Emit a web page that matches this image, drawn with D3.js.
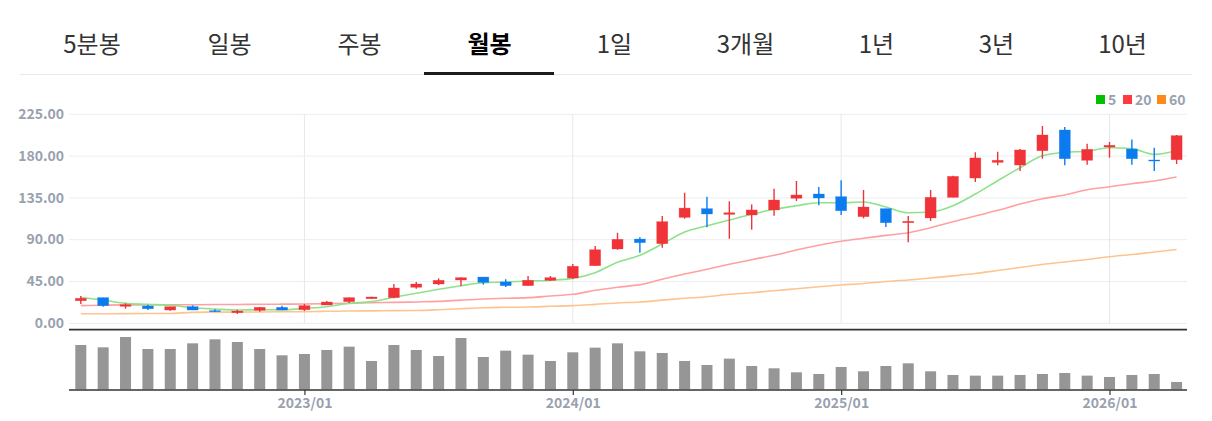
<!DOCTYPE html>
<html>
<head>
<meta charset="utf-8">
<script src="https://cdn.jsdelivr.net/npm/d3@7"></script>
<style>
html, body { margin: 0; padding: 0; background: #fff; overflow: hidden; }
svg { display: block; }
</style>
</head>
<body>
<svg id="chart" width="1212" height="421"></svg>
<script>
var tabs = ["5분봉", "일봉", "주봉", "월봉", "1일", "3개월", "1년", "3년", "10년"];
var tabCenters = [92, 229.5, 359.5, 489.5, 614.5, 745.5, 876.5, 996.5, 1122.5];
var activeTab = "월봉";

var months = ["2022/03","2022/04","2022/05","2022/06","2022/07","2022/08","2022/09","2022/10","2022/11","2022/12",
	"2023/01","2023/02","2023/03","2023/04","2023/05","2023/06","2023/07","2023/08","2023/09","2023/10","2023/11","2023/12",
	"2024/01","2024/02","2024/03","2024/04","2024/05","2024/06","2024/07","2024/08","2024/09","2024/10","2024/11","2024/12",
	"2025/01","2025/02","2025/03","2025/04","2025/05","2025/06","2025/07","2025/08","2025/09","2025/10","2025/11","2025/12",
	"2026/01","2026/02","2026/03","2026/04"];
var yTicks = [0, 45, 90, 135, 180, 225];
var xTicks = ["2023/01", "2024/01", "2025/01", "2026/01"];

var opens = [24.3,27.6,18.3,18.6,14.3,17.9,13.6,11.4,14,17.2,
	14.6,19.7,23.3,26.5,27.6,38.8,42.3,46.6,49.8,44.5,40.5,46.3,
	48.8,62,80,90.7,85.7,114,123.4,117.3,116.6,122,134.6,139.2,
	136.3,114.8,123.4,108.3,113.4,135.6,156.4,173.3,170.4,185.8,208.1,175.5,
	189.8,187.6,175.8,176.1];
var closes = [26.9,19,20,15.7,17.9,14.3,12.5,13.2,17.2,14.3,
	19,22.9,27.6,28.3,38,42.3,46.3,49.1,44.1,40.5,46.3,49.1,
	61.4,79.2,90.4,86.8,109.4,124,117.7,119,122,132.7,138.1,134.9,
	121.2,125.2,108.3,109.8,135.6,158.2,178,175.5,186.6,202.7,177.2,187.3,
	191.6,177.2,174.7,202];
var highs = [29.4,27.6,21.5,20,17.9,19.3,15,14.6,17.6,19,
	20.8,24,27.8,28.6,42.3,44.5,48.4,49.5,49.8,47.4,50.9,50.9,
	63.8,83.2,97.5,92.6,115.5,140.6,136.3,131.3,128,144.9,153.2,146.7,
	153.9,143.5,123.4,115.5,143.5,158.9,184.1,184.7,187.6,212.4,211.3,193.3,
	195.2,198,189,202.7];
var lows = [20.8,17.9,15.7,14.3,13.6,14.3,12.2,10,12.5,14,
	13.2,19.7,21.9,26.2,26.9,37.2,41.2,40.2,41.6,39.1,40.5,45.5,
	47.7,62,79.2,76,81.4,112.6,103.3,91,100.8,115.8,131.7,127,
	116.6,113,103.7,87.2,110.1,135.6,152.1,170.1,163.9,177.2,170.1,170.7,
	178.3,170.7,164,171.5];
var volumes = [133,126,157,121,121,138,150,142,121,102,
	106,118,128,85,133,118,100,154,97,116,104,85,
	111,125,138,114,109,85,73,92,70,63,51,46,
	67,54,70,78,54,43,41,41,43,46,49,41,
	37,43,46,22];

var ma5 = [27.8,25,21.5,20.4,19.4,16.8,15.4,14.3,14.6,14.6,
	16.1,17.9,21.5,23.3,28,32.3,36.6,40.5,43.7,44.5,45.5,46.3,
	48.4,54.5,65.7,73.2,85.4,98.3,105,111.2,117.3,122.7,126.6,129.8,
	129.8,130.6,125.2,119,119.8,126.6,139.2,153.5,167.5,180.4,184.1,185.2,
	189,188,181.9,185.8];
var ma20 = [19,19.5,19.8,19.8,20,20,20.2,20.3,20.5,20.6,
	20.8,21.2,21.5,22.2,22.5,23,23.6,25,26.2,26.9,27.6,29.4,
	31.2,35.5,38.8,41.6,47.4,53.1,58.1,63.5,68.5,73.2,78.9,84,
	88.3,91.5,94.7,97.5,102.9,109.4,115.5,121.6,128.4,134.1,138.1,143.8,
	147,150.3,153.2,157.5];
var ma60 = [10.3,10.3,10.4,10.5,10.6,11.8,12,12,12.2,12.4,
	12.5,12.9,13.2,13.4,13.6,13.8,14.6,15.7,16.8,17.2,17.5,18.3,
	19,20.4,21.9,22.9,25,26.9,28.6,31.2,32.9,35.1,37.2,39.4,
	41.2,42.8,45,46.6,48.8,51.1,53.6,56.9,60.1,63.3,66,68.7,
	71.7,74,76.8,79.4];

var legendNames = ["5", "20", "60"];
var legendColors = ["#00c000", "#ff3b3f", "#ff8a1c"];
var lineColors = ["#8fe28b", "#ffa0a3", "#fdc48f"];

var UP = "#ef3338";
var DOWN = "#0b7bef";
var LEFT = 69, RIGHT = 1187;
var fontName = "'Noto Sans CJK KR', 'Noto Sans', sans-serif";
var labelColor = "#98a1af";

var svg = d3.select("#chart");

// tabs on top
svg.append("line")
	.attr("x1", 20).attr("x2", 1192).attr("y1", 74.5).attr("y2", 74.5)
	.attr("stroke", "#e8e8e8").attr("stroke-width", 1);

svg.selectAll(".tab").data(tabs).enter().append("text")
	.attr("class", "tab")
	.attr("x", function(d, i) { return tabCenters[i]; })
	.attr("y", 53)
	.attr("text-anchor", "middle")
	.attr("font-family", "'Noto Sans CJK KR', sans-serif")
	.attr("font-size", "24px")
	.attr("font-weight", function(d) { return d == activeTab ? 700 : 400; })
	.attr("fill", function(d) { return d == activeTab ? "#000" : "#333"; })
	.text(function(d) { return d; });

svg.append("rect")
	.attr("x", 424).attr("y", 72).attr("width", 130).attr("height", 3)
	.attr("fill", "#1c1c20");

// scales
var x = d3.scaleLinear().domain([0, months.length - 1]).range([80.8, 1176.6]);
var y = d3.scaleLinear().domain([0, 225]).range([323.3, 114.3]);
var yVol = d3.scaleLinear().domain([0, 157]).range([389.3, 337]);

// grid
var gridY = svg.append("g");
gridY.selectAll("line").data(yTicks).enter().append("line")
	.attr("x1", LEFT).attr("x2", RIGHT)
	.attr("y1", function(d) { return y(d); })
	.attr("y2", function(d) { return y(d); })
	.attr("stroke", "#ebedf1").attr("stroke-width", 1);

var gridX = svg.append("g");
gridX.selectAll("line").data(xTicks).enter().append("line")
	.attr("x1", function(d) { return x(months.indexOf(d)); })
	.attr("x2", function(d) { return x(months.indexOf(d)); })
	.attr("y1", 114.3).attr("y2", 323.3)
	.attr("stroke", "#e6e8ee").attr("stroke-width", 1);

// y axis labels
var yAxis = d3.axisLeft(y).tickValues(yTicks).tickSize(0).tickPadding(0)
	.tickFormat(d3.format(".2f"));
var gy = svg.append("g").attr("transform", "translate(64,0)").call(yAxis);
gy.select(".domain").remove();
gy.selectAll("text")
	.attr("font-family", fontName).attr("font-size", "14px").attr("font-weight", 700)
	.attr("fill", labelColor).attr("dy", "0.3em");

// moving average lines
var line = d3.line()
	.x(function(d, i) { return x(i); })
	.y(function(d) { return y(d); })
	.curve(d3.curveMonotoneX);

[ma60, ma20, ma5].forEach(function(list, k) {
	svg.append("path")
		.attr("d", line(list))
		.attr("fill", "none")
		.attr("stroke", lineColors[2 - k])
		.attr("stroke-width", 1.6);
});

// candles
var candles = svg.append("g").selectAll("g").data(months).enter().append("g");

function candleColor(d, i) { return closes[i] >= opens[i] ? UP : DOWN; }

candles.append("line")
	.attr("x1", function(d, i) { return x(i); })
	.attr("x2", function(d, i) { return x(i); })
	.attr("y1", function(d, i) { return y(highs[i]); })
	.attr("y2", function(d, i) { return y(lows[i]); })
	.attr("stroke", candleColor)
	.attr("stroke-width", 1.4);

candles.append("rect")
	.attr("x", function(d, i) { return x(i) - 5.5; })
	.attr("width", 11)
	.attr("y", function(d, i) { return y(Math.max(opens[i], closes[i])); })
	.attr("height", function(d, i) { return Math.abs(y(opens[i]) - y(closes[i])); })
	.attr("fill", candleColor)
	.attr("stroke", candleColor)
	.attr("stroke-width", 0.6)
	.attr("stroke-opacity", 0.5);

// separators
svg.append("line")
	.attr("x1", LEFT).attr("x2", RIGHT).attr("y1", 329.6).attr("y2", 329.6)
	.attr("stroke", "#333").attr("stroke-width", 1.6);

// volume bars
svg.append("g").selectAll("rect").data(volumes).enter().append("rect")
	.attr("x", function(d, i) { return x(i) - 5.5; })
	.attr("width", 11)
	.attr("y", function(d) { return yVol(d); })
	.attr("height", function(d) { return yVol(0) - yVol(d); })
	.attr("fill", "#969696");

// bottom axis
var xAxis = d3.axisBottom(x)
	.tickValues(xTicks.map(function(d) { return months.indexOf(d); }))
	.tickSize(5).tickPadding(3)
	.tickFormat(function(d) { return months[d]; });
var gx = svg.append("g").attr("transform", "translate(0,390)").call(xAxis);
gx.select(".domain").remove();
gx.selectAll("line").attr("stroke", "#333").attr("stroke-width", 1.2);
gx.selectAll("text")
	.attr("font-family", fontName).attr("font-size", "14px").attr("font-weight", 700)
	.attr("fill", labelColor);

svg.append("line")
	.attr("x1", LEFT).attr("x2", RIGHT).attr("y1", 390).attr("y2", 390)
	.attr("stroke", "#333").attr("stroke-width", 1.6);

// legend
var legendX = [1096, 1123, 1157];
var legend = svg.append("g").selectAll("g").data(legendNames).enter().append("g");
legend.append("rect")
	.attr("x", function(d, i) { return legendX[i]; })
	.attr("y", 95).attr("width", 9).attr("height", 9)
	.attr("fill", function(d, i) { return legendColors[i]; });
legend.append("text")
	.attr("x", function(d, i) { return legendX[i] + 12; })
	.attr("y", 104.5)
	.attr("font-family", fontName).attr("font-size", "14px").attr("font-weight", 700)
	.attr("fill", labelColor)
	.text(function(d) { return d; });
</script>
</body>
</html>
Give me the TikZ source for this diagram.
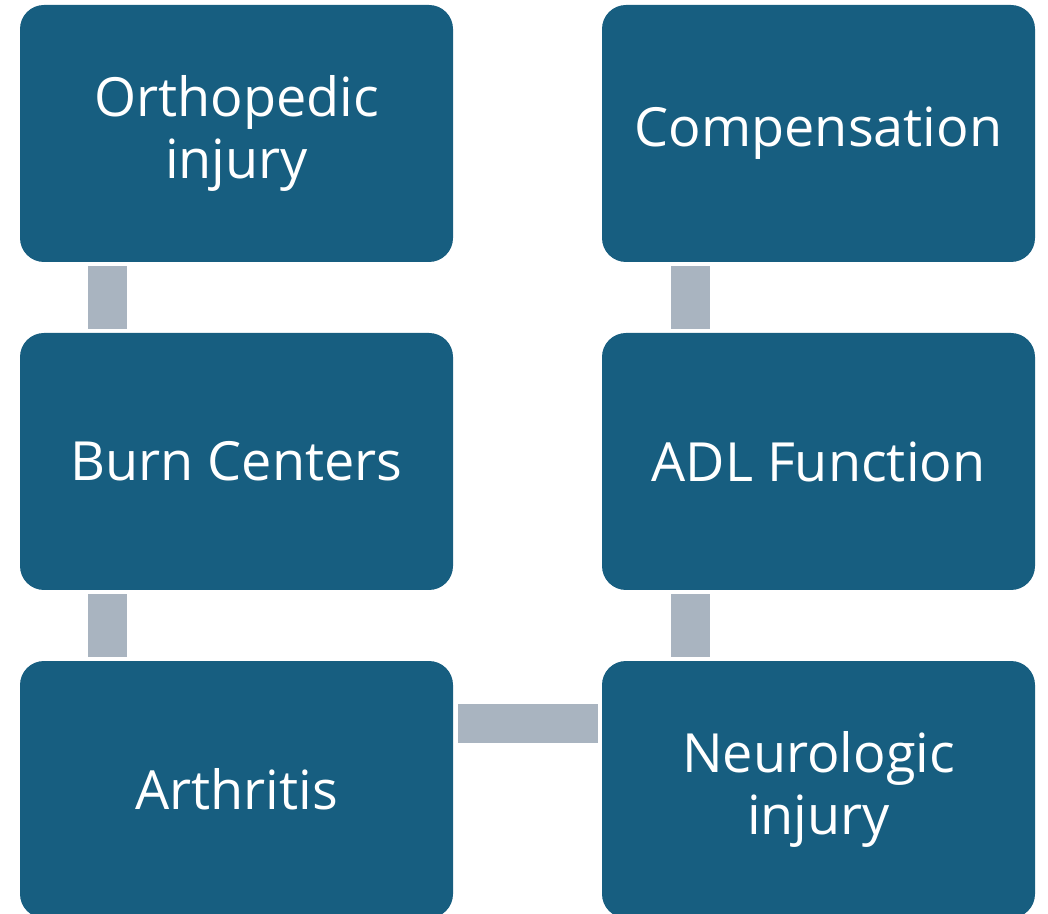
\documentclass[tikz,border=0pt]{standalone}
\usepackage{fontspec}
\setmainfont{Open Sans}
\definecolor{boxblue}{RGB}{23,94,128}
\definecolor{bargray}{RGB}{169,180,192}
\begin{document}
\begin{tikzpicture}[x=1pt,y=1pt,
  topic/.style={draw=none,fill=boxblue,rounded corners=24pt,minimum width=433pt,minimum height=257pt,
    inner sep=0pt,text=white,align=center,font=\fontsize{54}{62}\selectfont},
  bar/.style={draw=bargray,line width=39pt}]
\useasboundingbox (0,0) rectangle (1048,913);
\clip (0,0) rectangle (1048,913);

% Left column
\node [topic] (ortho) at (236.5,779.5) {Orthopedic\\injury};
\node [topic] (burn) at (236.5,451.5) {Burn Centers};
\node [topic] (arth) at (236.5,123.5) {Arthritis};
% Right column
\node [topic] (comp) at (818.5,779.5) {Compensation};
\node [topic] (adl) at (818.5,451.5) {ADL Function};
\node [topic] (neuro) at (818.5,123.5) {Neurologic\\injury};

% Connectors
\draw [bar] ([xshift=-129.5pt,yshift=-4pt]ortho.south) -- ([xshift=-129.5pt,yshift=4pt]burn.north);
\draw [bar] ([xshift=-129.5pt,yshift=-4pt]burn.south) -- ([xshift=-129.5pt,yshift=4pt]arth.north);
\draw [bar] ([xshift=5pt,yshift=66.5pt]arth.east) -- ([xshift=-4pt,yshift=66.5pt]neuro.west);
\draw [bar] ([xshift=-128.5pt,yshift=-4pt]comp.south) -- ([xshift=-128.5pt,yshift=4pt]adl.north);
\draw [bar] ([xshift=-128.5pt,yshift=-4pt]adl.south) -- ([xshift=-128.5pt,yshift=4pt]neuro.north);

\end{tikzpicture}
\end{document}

## WHAT YOU ARE ASKED TO DO
Using the records above, copy every line that has the word "this" in it.

## FINISHED TASK
Emit a web page that matches this image, drawn with D3.js.
Give me the TikZ source for this diagram.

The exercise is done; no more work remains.